Monday, March 10, 2003

They Should Know.

Rwanda's President and many of its people disdain the U.N.'s diplomatic approach to Iraq:

"If it was simply a choice between war and peace, then the automatic choice is peace," he [President Paul Kagame] told reporters. "But if it is a choice between war and weapons of mass destruction, ...then I would say that war is a better evil than the alternative."

Maryland-sized Rwanda and its 7 million people may be a tiny piece of the African continent, but the hundreds of thousands of its people slaughtered during 100 days of 1994 - minority Tutsis and political moderates from the Hutu majority - lend its voice special weight.
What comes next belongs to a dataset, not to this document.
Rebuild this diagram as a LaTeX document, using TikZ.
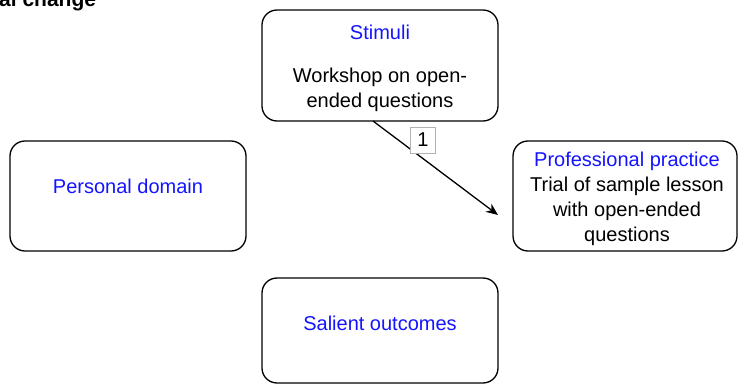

"The history of the United Nations is punctuated by spectacular and tragic failures in many places, and a good example is right here in Rwanda," said Jean-Pierre Sagahutu, a cab driver. He survived the genocide by hiding for two months in a pit latrine as soldiers massacred people in his neighborhood.

Had a Rwandan rebel force not intervened as the Security Council debated whether a genocide was indeed under way, "then the tragedy here would have been even greater, and I might not have survived," Sagahutu said.


Food for thought. By the way, I don't think I've seen a more preposterous headline for a news story in some time, given how quickly it was refuted by the content.